A baby boy born at 39 weeks of gestation to a 28-year-old woman had bilious emesis, failure to pass meconium, and abdominal distention within 24 hours after birth. Abdominal radiography revealed dilated bowel, a finding consistent with a distal obstruction.

A water-soluble contrast enema showed a uniformly distended and shortened colon that appeared in the shape of a question mark, a finding consistent with total colonic aganglionosis. A specimen obtained at the bedside by transanal suction rectal biopsy had no ganglion cells found on hematoxylin and eosin staining, a negative result on calretinin staining, and abnormally thickened nerve fibers.
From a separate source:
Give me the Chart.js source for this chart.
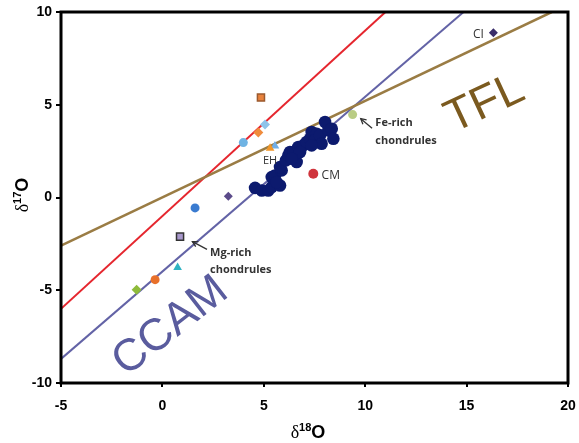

These findings confirmed the diagnosis of Hirschsprung’s disease, a congenital absence of enteric ganglion cells resulting in a loss of bowel motility in affected areas. The patient was taken to the operating room, where laparoscopic serial frozen-section biopsy specimens of the entire colon were obtained and no ganglion cells were identified. Abundant ganglion cells were found at the level of the terminal ileum, and an end ileostomy was performed. Six months later, the patient underwent a colectomy with stapled side-to-side anastomosis of the terminal ileum to the rectal remnant (Duhamel procedure). At the postoperative visit, the infant was having five to eight bowel movements daily and was growing well.